◆ Your goal: List all lines of the data that include the string "this".
(begin)
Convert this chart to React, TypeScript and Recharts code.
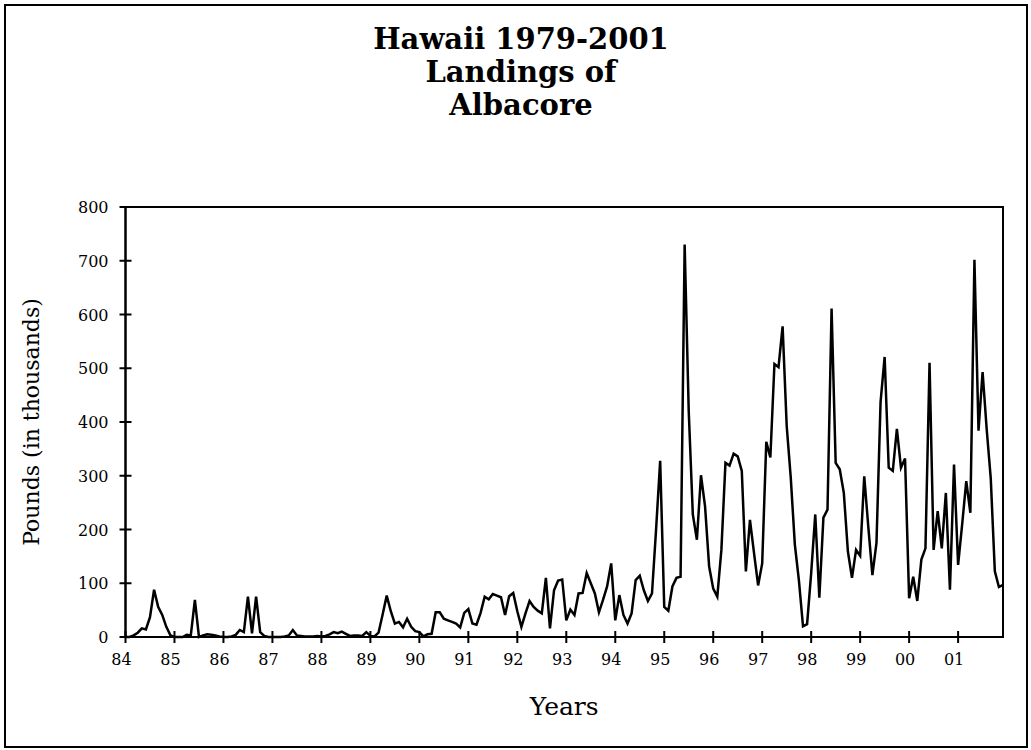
import React from 'react';
import { LineChart, Line, XAxis, YAxis, ReferenceArea, Label } from 'recharts';

// year tick labels (one per January)
const years = ['84', '85', '86', '87', '88', '89', '90', '91', '92', '93', '94', '95', '96', '97', '98', '99', '00', '01'];

// monthly landings, thousands of pounds
const y1984 = [0, 0, 3, 8, 16, 14, 37, 88, 56, 41, 19, 3];
const y1985 = [0, 0, 0, 4, 3, 69, 0, 3, 5, 4, 3, 1];
const y1986 = [0, 0, 1, 4, 13, 9, 75, 7, 75, 9, 2, 0];
const y1987 = [0, 0, 0, 1, 3, 13, 3, 2, 1, 1, 1, 2];
const y1988 = [1, 2, 5, 9, 7, 10, 6, 2, 3, 3, 2, 9];
const y1989 = [2, 1, 8, 42, 77, 48, 25, 28, 18, 34, 19, 11];
const y1990 = [9, 1, 5, 6, 46, 46, 34, 31, 28, 25, 18, 45];
const y1991 = [52, 25, 23, 45, 75, 70, 80, 77, 74, 41, 76, 82];
const y1992 = [48, 19, 44, 67, 56, 49, 44, 110, 16, 87, 105, 107];
const y1993 = [31, 51, 41, 81, 82, 119, 100, 81, 46, 69, 94, 137];
const y1994 = [31, 78, 41, 25, 44, 106, 114, 87, 67, 81, 200, 328];
const y1995 = [56, 49, 94, 110, 112, 730, 420, 228, 181, 301, 243, 131];
const y1996 = [90, 75, 162, 324, 319, 341, 336, 309, 122, 218, 156, 96];
const y1997 = [137, 363, 334, 508, 502, 578, 393, 296, 172, 105, 20, 24];
const y1998 = [119, 228, 73, 222, 237, 611, 324, 312, 268, 159, 110, 162];
const y1999 = [151, 299, 205, 115, 175, 437, 521, 315, 309, 387, 315, 332];
const y2000 = [72, 112, 67, 144, 165, 510, 162, 234, 165, 268, 88, 321];
const y2001 = [134, 210, 290, 231, 702, 384, 493, 387, 295, 122, 93, 97];

const yTicks = [0, 100, 200, 300, 400, 500, 600, 700, 800];

const byYear = [
    y1984, y1985, y1986, y1987, y1988, y1989, y1990, y1991, y1992,
    y1993, y1994, y1995, y1996, y1997, y1998, y1999, y2000, y2001,
];

const data = byYear.flatMap((vals, yi) => vals.map((v, m) => ({ t: yi * 12 + m, v })));
const lastT = data.length - 1;

const serif = '"DejaVu Serif", serif';

// ticks in this chart cross the axis line, so draw them by hand
const XTick = (props: any) => {
    const { x, y, payload } = props;
    const axisY = y - 14;
    return (
        <g>
            <line x1={x} x2={x} y1={axisY - 6} y2={axisY + 6} stroke="#000" strokeWidth={2} />
            <text x={x - 4} y={y + 14} textAnchor="middle" fontFamily={serif} fontSize={16} fill="#000">
                {years[payload.value / 12]}
            </text>
        </g>
    );
};

const YTick = (props: any) => {
    const { x, y, payload } = props;
    const axisX = x + 14;
    return (
        <g>
            <line x1={axisX - 6} x2={axisX + 6} y1={y} y2={y} stroke="#000" strokeWidth={2} />
            <text x={x - 3} y={y + 6} textAnchor="end" fontFamily={serif} fontSize={16} fill="#000">
                {payload.value}
            </text>
        </g>
    );
};

export default function App() {
    return (
        <div style={{ position: 'absolute', left: 0, top: 0, width: 1031, height: 750, background: '#fff' }}>
            <div
                style={{
                    position: 'absolute',
                    left: 4,
                    top: 4,
                    width: 1020,
                    height: 740,
                    border: '2px solid #000',
                }}
            />
            <div
                style={{
                    position: 'absolute',
                    left: 11,
                    top: 23,
                    width: 1020,
                    textAlign: 'center',
                    fontFamily: serif,
                    fontWeight: 'bold',
                    fontSize: 29,
                    lineHeight: '33px',
                    color: '#000',
                }}
            >
                <div>Hawaii 1979-2001</div>
                <div>Landings of</div>
                <div>Albacore</div>
            </div>
            <div style={{ position: 'absolute', left: 0, top: 0 }}>
                <LineChart width={1031} height={750} data={data} margin={{ top: 207, right: 28, bottom: 23, left: 0 }}>
                    <XAxis
                        type="number"
                        dataKey="t"
                        domain={[0, lastT]}
                        ticks={years.map((_, i) => i * 12)}
                        interval={0}
                        height={90}
                        tickSize={6}
                        tickMargin={8}
                        tickLine={false}
                        axisLine={{ stroke: '#000', strokeWidth: 2 }}
                        tick={<XTick />}
                    >
                        <Label
                            value="Years"
                            position="insideBottom"
                            offset={12}
                            style={{ fontFamily: serif, fontSize: 25, fill: '#000' }}
                        />
                    </XAxis>
                    <YAxis
                        type="number"
                        domain={[0, 800]}
                        ticks={yTicks}
                        interval={0}
                        width={125.5}
                        tickSize={6}
                        tickMargin={8}
                        tickLine={false}
                        axisLine={{ stroke: '#000', strokeWidth: 2 }}
                        tick={<YTick />}
                    >
                        <Label
                            value="Pounds (in thousands)"
                            angle={-90}
                            position="insideLeft"
                            offset={31}
                            style={{ fontFamily: serif, fontSize: 22, fill: '#000', textAnchor: 'middle' }}
                        />
                    </YAxis>
                    <ReferenceArea
                        x1={0}
                        x2={lastT}
                        y1={0}
                        y2={800}
                        fill="none"
                        fillOpacity={0}
                        stroke="#000"
                        strokeWidth={2}
                        ifOverflow="visible"
                    />
                    <Line
                        type="linear"
                        dataKey="v"
                        stroke="#000"
                        strokeWidth={2.5}
                        dot={false}
                        activeDot={false}
                        isAnimationActive={false}
                    />
                </LineChart>
            </div>
        </div>
    );
}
(end)
◆ Written answer:
Convert this chart to React, TypeScript and Recharts code.
// ticks in this chart cross the axis line, so draw them by hand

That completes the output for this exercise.